Du Preez and fellow scientists Tetjana Ross and Debby Ianson report that local extinctions in the deep sea will become common within a few decades if the trend persists.
“We were surprised that the changes were happening as rapidly as they were that deep in the ocean, because this sort of signal we expect to be communicated closer to the surface,” said Ianson, a biogeochemical oceanographer with the Department of Fisheries and Oceans.
Ianson and Du Preez both said they hope the paper sounds an alarm.
“What we want to do is warn people that now’s the time to mitigate every direct human impact that we can, because we have to buffer these animals from what’s about to happen to them,” Du Preez said.
In that sense, she said, their research underlines the importance of work being done by the Canadian government and First Nations along the coast to create large marine protected areas to shield creature from seabed mining and harmful fishing practices.

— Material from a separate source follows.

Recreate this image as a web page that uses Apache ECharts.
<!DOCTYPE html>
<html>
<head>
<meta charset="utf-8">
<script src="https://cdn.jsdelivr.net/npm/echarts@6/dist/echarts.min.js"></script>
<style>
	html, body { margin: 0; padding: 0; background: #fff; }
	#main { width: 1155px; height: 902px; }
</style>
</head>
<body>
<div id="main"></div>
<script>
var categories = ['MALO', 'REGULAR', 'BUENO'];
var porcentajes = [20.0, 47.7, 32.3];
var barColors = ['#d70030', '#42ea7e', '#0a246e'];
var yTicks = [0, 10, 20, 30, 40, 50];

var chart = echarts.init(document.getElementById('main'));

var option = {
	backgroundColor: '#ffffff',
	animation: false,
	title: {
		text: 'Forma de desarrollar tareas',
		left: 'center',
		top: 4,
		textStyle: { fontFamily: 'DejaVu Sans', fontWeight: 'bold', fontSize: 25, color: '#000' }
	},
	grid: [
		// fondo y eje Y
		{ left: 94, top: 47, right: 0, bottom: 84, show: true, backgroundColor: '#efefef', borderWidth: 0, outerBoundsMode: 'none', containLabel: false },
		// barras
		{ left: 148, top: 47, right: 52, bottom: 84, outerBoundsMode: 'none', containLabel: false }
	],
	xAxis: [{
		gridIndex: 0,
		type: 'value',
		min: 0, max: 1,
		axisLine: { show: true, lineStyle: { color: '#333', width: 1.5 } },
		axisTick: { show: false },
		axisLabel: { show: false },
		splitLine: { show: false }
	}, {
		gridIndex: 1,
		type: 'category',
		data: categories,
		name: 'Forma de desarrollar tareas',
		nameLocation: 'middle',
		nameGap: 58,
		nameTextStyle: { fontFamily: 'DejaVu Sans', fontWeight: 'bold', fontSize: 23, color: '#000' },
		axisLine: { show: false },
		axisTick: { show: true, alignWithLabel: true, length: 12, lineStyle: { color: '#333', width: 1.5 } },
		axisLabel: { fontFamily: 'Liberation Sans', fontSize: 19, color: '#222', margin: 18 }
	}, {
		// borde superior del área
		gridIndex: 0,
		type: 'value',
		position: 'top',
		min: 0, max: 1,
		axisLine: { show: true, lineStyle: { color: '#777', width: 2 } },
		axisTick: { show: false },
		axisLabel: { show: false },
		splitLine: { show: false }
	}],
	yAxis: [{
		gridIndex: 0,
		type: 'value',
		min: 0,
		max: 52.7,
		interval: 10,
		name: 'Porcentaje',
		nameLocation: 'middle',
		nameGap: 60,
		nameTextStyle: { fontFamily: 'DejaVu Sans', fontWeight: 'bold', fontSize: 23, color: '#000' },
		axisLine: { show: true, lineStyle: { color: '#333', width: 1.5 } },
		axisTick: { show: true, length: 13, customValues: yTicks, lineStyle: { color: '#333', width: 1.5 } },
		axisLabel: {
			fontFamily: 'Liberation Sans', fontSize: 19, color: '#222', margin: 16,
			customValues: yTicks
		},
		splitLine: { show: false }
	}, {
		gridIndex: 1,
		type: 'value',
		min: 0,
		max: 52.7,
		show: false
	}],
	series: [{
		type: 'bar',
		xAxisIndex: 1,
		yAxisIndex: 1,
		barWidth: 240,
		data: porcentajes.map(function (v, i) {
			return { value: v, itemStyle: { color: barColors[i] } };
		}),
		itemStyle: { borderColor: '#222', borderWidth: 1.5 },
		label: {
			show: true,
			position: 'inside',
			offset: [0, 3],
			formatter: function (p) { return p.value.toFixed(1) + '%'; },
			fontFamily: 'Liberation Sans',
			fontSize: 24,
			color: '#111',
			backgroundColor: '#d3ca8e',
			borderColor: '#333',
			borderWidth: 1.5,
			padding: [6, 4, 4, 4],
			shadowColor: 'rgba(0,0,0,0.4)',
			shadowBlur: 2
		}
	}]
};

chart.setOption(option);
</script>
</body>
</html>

The Explorer Seamount, for example, an underwater volcano that rises 2.5 kilometres from the ocean floor and rivals Mount Baker in height, sits at the centre of 133,000 square kilometres of ocean that Canada declared an Offshore Pacific Area of Interest in 2017.
At the time, the federal government said it intended to make the region one of Canada’s largest Marine Protected Areas by 2020.
Ianson said Canadians can only do so much to reduce the worldwide emissions that are causing the planet to warm.
“You know, that part is something that’s a global problem,” she said. “But what we can do is actually say, ‘Hey, we’re not going to put more stress on these creatures. We’re not going to fish them. We’re not going to allow deep-sea mining or things like that.’
“In a way, that’s the feel-good story because we can do something about this,” she said. “And hopefully people realize that climate change is progressing a little more rapidly than many things can adapt.”
Du Preez admitted that it’s been gut-wrenching for scientists to find so many new species in recent years only to learn that many of them are facing extinction.
“You have no idea,” she said. “It’s very strange, because we’re working with taxonomists to identify these animals, to name them.
“So we’re discussing these animals that are brand new to science, and we’re explaining how it is that they may no longer be around very long. That’s very sobering.
“But nature’s a remarkable thing and if we can just give them a wide berth and buffer for these impacts, they stand a better chance.”